Objectives: Nitric oxide (NO) works as an
antimicrobial agent of many pathogens due to its reactivity as S-nitrosylating
agent. The aim of this study was to determine whether S-nitrosylation
of proteins of the parasite, Entamoeba histolytica regulates their
function.
Methodology & Results: We used the resin-assisted
capture method to identify S-nitrosylated proteins. Some of the S-nitrosylated
proteins as peroxiredoxin and superoxide dismutase may be involved in the
resistance to NO. However, very little information is available on the
mechanism of resistance to NO in this parasite. We observed that exposure of
the parasites to NO strongly reduces their viability and protein synthesis;
however, the deleterious effects of NO were significantly reduced in
trophozoites overexpressing the cytosine-5 methyltransferases of the Dnmt2
family (Ehmeth). In addition, these trophozoites exhibit high levels of tRNAAsp
methylation suggesting that Ehmeth –mediated- tRNAAsp
methylation is part of the resistance mechanism to NO.

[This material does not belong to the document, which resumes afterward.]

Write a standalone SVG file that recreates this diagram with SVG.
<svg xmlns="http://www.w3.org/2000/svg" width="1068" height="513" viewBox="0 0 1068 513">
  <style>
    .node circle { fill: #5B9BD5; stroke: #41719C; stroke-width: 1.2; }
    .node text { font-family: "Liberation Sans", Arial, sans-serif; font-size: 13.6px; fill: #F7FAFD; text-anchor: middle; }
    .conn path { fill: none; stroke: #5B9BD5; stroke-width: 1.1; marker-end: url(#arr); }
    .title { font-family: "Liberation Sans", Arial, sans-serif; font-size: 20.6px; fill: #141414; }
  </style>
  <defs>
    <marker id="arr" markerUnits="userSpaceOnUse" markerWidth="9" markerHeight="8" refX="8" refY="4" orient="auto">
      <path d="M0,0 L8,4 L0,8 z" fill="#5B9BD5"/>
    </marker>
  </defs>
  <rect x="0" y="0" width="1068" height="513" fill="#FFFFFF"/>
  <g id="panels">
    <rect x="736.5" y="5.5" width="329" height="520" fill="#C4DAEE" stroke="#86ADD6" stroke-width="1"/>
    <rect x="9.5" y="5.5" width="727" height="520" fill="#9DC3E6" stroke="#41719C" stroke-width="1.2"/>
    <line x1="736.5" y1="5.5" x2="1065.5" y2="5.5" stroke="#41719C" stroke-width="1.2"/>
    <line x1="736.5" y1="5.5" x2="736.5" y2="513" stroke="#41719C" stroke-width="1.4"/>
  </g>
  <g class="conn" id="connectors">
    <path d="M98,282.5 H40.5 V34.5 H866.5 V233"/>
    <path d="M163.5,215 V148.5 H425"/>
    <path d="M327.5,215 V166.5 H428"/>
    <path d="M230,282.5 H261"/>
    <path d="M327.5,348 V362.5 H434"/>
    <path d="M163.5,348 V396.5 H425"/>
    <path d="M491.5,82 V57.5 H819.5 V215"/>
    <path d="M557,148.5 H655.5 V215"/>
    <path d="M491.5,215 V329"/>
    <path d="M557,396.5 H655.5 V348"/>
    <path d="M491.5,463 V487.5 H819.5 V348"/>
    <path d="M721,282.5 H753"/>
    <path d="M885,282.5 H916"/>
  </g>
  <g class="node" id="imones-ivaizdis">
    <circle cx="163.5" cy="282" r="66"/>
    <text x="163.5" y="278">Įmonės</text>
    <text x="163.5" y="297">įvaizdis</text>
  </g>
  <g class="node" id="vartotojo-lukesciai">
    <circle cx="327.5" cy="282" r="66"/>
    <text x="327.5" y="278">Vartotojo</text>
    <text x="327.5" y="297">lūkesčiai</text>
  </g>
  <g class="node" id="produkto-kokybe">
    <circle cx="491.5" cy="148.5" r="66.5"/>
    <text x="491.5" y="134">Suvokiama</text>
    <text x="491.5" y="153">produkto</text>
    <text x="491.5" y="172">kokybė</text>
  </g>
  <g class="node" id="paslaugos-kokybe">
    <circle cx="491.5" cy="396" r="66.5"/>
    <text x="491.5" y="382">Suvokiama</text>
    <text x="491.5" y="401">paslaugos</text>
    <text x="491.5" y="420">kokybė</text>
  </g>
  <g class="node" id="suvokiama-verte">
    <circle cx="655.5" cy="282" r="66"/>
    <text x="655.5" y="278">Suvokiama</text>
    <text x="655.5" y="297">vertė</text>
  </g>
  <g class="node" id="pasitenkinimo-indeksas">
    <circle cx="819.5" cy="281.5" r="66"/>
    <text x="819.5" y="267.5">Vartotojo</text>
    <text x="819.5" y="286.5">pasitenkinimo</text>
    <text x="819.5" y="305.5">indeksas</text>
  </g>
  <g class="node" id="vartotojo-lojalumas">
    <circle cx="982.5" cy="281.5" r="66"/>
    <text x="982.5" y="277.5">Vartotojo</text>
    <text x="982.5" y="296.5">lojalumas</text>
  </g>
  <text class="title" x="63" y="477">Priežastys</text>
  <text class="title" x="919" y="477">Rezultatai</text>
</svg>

We previously reported that enolase, a glycolytic
enzyme, binds to Ehmeth and inhibits its activity. We observed that the amount
of Ehmeth-enolase complex is significantly reduced in NO-treated E.

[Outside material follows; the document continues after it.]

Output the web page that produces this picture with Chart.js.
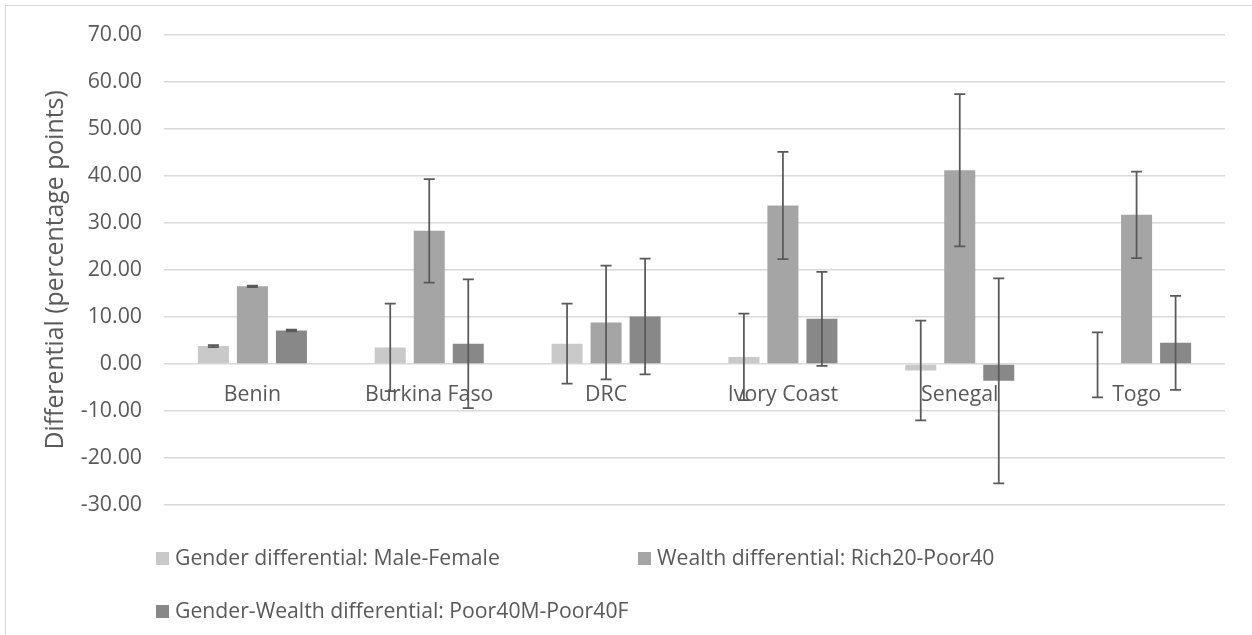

histolytica which explains the aforementioned increase of tRNA methylation.
Indeed, we demonstrated via
site-directed mutagenesis that cysteine residues 228
and 229 in Ehmeth are susceptible to S-nitrosylation and are crucial for Ehmeth
binding to enolase.
Conclusion: Our work provides the first global analysis of S-nitrosylated
proteins in E.histolytica and indicates that Ehmeth plays a central role
in the response of the parasite to NO.